David Kurnick. The Savage Detectives Reread. New York: Columbia University Press, 2022. 224 pp.
Review by Bécquer Seguín
2 November 2023
“It’s my stubborn sense that this endlessly lauded writer is in fact underappreciated” (p. 28). So announces David Kurnick early on in his book The Savage Detectives Reread, an elegantly written meditation on a single novel by one of the most mythologized writers in contemporary fiction. The writer is Roberto Bolaño, and the novel is The Savage Detectives (2007), which catapulted the late-blooming Chilean writer to global literary fame. Kurnick’s book is not a scholarly one, but it is also not a nonscholarly one. Published in a new series of in-depth readings of contemporary classics, it is part of a wave of short, essayistic books—think Object Lessons or 33 1/3—that aim to usher scholars, as well as their unique capacity for sustained reflection on a single object, into the public sphere.
Many of these kinds of books are hit or miss. Some veer into fanboyism, while others rehearse half-baked ideas. Still others pursue the misguided vision of dumbing down scholarship for the masses. Kurnick’s book falls into none of these traps. His “reread” is literary criticism through and through. Although the book might wear its critical approach lightly compared to its scholarly counterparts, its analytical precision is surgical, and it often cuts deep. For instance, there’s the time when Kurnick takes Bolaño’s readers to task for praising what they see as the author’s vivid account of Mexico City; yet that account, it turns out, is little more than a catalogue of street names (see pp. 45–47). Or there’s the time when he takes issue with the novel’s translation, getting knee-deep into the semantic differences between marica and maricón in a way that is raucously funny (see pp. 76–78). Or even the time when he gently advises critics against parroting Bolaño’s foreboding language, which reproduces rather than reveals his literary mythmaking (see pp. 160–62).

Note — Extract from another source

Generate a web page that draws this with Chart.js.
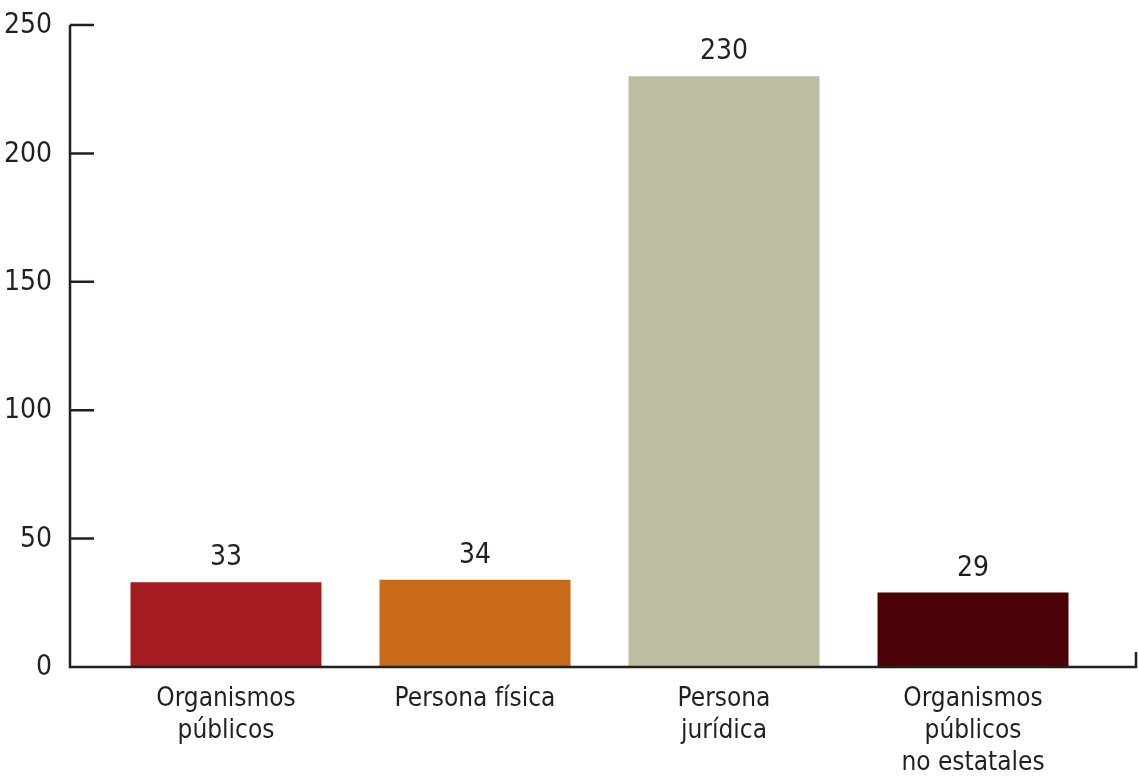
<!DOCTYPE html>
<html>
<head>
<meta charset="utf-8">
<script src="https://cdn.jsdelivr.net/npm/chart.js@4.4.1/dist/chart.umd.min.js"></script>
<style>
  html, body { margin: 0; padding: 0; background: #fff; }
  #wrap { width: 1139px; height: 778px; }
</style>
</head>
<body>
<div id="wrap"><canvas id="barChart"></canvas></div>
<script>
const categories = [
    ['Organismos', 'públicos'],
    'Persona física',
    ['Persona', 'jurídica'],
    ['Organismos', 'públicos', 'no estatales']
];
const values = [33, 34, 230, 29];
const barColors = ['#A51C20', '#C96A18', '#BEBDA2', '#4B0207'];
const yTicks = [0, 50, 100, 150, 200, 250];

const fontFamily = "'Liberation Sans Narrow', 'DejaVu Sans Condensed', 'Roboto Condensed', sans-serif";
const inkColor = '#231F20';

// axis lines with inward ticks, y tick labels and value labels
const axisAndLabels = {
    id: 'axisAndLabels',
    afterDatasetsDraw(chart) {
        const ctx = chart.ctx;
        const y = chart.scales.y;
        const area = chart.chartArea;
        const axisX = area.left - 31.5;
        const base = y.getPixelForValue(0);
        ctx.save();
        ctx.strokeStyle = inkColor;
        ctx.lineWidth = 2.5;
        ctx.beginPath();
        ctx.moveTo(axisX, y.getPixelForValue(250));
        ctx.lineTo(axisX, base);
        ctx.lineTo(chart.width - 3, base);
        ctx.lineTo(chart.width - 3, base - 15);
        yTicks.forEach(v => {
            if (v === 0) return;
            const py = y.getPixelForValue(v);
            ctx.moveTo(axisX, py);
            ctx.lineTo(axisX + 24, py);
        });
        ctx.stroke();

        ctx.fillStyle = inkColor;
        ctx.font = '28px ' + fontFamily;
        ctx.textAlign = 'right';
        ctx.textBaseline = 'middle';
        yTicks.forEach(v => {
            ctx.fillText(v, axisX - 18, y.getPixelForValue(v) + 1);
        });

        ctx.textAlign = 'center';
        ctx.textBaseline = 'alphabetic';
        const meta = chart.getDatasetMeta(0);
        meta.data.forEach((bar, i) => {
            ctx.fillText(values[i], bar.x, bar.y - 17);
        });
        ctx.restore();
    }
};

const ctx = document.getElementById('barChart').getContext('2d');
const barChart = new Chart(ctx, {
    type: 'bar',
    data: {
        labels: categories,
        datasets: [{
            data: values,
            backgroundColor: barColors,
            borderWidth: 0,
            barPercentage: 0.767,
            categoryPercentage: 1
        }]
    },
    options: {
        responsive: true,
        maintainAspectRatio: false,
        animation: false,
        layout: { padding: { top: 25, right: 41.5, left: 0, bottom: 0 } },
        plugins: {
            legend: { display: false },
            tooltip: { enabled: false }
        },
        scales: {
            x: {
                grid: { display: false },
                border: { display: false },
                ticks: {
                    color: inkColor,
                    padding: 8,
                    maxRotation: 0,
                    autoSkip: false,
                    font: { family: fontFamily, size: 26, lineHeight: 1.23 }
                },
                afterFit(scale) { scale.height = 111; }
            },
            y: {
                min: 0,
                max: 250,
                grid: { display: false },
                border: { display: false },
                ticks: { display: false },
                afterFit(scale) { scale.width = 101.5; }
            }
        }
    },
    plugins: [axisAndLabels]
});
</script>
</body>
</html>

As Kurnick himself warns in the introduction, Latin Americanist scholars may furrow their brow at his approach. The book eschews the kind of strong theoretical readings that are today everywhere present in Latin American literary studies. In fact, his references to 1980s criticism, from Doris Sommer to Ángel Rama, might seem outdated or uninspired. Yet what might rankle scholars most is that, even if the book is critical, it is also enthusiastic. And to be enthusiastic about Bolaño is, well, to invite myriad suspicions: about one’s literary taste, one’s critical faculties, or even one’s political commitments. And nothing today is worse than having suspect politics.
But suspicions of this sort are misguided and unhelpful. And scholars, moreover, should be reminded that Kurnick’s book is not exactly a work of scholarship, and Latin Americanists are not exactly its intended audience. Its sophistication lies elsewhere. Kurnick’s criticism is as sensitive as any to questions of politics, sexuality, and history, just as it remains attuned to the more technical aspects of metaphor, character development, and narrative theory. Its meaningful contribution to Latin American literary studies is to analyze Bolaño from the outside: outside of the commercial fetish with world literature and the critical fetish with challenging it. Ultimately, the joy of reading Kurnick’s book is that, unlike a sizeable portion of today’s literary criticism, it never forgets its object of study.